From the first line of the entries below through the line bearing "(0,\yy) -- (487,\yy);", write out each line exactly. Omit pictures.

"""

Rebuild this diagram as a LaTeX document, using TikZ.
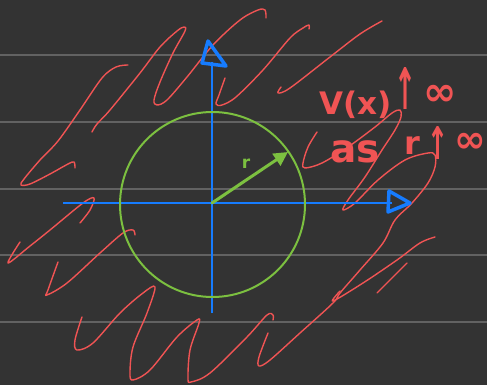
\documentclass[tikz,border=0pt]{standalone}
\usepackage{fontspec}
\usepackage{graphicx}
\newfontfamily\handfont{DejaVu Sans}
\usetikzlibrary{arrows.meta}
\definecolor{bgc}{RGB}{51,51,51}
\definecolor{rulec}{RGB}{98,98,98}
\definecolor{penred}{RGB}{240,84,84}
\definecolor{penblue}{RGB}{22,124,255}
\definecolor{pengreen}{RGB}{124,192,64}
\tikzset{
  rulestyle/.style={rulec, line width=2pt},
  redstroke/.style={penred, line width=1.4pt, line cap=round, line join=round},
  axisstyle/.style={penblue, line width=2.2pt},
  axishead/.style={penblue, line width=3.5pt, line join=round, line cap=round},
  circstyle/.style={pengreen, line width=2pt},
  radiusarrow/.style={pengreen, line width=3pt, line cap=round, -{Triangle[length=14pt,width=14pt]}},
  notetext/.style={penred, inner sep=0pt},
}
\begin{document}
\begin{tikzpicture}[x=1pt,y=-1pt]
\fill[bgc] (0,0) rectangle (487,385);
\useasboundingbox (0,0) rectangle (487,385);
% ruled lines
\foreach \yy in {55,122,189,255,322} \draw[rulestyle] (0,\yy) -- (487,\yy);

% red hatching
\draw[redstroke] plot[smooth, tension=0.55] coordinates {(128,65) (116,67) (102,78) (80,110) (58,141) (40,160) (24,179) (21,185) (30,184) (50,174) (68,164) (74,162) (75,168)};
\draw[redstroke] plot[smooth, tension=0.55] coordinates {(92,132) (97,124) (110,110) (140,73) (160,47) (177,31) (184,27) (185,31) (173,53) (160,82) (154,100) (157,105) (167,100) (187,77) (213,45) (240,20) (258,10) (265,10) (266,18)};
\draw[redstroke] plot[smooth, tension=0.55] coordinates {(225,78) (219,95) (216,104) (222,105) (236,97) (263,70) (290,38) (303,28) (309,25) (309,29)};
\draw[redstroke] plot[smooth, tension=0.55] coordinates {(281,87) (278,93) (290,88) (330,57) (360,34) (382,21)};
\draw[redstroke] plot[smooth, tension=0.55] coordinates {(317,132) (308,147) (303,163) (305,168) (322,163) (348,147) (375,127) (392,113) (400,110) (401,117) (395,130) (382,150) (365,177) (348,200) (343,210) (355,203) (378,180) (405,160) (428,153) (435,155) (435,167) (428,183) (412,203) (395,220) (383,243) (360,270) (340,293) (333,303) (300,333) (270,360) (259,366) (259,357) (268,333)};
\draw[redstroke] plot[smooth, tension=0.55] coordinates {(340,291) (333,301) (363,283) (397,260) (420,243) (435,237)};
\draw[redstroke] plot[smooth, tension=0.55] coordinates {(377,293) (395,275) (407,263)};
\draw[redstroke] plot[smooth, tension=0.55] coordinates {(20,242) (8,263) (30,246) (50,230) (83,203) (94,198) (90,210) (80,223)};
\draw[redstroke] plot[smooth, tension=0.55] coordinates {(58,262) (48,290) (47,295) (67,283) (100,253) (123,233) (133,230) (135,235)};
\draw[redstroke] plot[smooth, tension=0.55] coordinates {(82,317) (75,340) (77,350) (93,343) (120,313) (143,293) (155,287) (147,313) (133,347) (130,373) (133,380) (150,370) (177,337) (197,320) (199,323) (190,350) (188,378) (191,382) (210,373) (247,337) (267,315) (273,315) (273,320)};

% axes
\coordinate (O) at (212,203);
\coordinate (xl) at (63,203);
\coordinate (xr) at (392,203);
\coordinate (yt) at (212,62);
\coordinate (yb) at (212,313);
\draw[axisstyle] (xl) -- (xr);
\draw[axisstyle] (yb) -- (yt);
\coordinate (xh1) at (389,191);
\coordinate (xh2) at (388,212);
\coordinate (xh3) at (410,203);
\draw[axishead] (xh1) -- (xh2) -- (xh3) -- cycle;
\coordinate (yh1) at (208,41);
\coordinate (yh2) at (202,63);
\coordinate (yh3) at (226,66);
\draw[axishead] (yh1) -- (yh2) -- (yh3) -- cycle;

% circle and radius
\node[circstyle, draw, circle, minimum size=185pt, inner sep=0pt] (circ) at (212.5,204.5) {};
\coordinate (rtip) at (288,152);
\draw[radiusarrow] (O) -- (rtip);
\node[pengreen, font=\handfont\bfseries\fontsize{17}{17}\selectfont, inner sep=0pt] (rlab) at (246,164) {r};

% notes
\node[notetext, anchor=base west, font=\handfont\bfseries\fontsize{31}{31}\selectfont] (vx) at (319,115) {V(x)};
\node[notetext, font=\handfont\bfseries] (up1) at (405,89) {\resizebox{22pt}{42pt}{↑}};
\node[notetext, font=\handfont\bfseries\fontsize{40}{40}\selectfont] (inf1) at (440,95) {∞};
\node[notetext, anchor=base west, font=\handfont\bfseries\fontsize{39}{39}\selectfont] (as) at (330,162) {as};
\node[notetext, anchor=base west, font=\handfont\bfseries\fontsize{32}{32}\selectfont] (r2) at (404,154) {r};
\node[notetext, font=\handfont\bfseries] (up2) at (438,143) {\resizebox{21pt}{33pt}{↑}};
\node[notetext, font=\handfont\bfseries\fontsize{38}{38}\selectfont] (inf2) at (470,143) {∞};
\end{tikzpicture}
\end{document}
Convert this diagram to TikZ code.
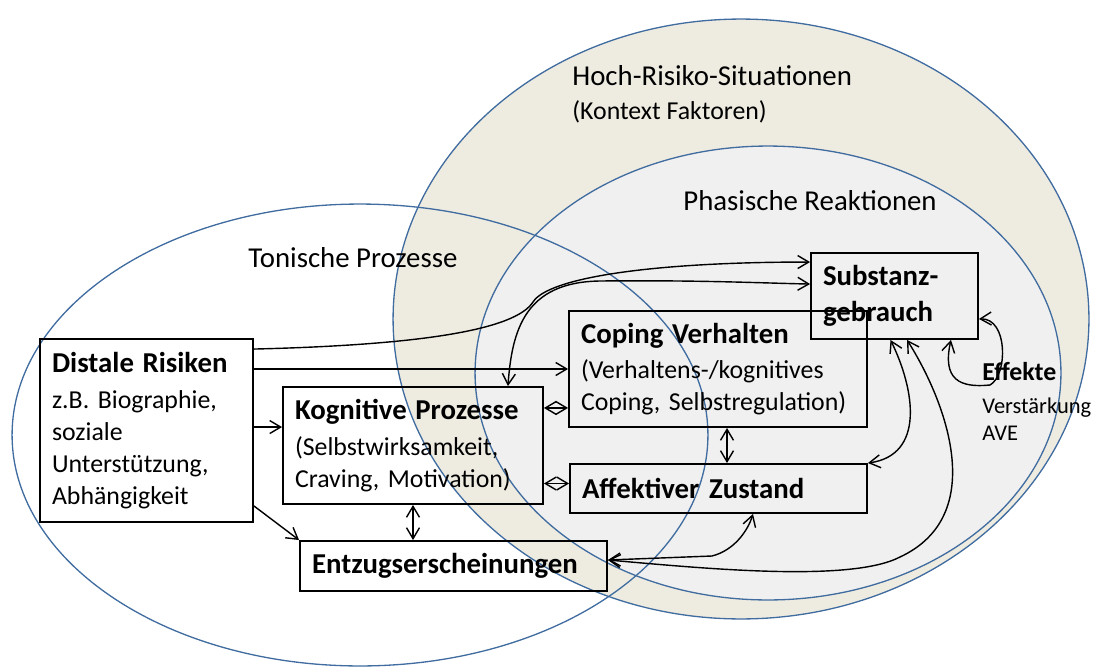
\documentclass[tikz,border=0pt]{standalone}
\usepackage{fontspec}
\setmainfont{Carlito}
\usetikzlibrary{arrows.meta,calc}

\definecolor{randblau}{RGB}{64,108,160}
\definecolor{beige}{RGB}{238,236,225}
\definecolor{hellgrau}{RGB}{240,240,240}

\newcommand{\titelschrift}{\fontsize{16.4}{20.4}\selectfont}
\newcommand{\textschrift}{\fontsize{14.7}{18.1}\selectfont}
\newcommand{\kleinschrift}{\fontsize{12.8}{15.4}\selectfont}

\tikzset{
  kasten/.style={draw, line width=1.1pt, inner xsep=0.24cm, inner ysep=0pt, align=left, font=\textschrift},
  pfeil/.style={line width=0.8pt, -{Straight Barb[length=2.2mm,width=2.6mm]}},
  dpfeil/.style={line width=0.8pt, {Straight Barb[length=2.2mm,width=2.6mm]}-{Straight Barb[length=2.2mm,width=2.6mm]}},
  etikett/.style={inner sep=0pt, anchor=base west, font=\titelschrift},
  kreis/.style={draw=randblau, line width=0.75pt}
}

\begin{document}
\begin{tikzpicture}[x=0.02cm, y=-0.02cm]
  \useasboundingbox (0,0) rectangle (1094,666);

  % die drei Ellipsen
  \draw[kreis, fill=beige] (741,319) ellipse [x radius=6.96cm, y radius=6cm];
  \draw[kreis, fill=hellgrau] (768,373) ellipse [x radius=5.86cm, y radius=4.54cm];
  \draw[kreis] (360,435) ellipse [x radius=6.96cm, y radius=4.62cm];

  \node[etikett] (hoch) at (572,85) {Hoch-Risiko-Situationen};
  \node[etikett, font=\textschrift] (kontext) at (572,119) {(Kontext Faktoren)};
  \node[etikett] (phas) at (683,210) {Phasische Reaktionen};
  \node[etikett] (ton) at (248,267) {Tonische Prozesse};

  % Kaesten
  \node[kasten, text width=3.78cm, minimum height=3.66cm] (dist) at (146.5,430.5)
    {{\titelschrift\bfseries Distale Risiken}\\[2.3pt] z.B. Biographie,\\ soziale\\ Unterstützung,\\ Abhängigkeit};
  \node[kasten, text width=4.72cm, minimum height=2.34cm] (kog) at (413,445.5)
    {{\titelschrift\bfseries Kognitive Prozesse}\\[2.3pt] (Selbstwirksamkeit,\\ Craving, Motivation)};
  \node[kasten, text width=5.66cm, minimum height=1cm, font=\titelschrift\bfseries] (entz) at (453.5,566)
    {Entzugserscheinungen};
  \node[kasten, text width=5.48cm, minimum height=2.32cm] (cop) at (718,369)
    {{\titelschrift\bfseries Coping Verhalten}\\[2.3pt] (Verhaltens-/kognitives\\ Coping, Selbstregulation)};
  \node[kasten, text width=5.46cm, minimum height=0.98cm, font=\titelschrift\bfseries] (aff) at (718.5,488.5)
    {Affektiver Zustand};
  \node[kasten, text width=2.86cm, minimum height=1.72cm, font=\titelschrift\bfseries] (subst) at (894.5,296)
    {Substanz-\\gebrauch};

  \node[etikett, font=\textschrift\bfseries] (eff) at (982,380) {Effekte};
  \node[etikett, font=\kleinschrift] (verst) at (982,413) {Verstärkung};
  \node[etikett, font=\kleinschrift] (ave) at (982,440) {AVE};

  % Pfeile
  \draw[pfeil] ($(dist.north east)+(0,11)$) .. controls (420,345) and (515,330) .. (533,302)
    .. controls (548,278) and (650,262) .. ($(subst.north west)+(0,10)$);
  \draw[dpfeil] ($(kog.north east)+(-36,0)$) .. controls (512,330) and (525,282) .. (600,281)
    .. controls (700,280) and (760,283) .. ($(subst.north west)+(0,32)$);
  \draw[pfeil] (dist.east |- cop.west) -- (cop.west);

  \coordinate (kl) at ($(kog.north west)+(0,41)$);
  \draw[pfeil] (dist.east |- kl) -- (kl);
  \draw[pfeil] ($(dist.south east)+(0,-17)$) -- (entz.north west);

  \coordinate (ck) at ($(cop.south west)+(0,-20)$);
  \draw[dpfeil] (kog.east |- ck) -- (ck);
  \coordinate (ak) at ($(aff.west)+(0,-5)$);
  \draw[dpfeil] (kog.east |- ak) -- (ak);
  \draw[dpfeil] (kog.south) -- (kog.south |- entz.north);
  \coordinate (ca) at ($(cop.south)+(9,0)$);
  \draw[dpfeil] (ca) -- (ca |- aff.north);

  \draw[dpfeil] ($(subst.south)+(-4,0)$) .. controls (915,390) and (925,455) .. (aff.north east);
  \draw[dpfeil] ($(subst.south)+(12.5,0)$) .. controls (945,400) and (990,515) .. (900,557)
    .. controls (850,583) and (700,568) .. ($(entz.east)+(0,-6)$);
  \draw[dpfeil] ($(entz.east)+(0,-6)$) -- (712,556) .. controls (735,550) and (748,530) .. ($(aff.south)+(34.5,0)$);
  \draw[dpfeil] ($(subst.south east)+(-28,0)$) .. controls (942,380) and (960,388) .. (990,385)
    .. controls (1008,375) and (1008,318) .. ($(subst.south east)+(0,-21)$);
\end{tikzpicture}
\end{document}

"""

EXERCISE SOLUTION -
Rebuild this diagram as a LaTeX document, using TikZ.
\documentclass[tikz,border=0pt]{standalone}
\usepackage{fontspec}
\usepackage{graphicx}
\newfontfamily\handfont{DejaVu Sans}
\usetikzlibrary{arrows.meta}
\definecolor{bgc}{RGB}{51,51,51}
\definecolor{rulec}{RGB}{98,98,98}
\definecolor{penred}{RGB}{240,84,84}
\definecolor{penblue}{RGB}{22,124,255}
\definecolor{pengreen}{RGB}{124,192,64}
\tikzset{
  rulestyle/.style={rulec, line width=2pt},
  redstroke/.style={penred, line width=1.4pt, line cap=round, line join=round},
  axisstyle/.style={penblue, line width=2.2pt},
  axishead/.style={penblue, line width=3.5pt, line join=round, line cap=round},
  circstyle/.style={pengreen, line width=2pt},
  radiusarrow/.style={pengreen, line width=3pt, line cap=round, -{Triangle[length=14pt,width=14pt]}},
  notetext/.style={penred, inner sep=0pt},
}
\begin{document}
\begin{tikzpicture}[x=1pt,y=-1pt]
\fill[bgc] (0,0) rectangle (487,385);
\useasboundingbox (0,0) rectangle (487,385);
% ruled lines
\foreach \yy in {55,122,189,255,322} \draw[rulestyle] (0,\yy) -- (487,\yy);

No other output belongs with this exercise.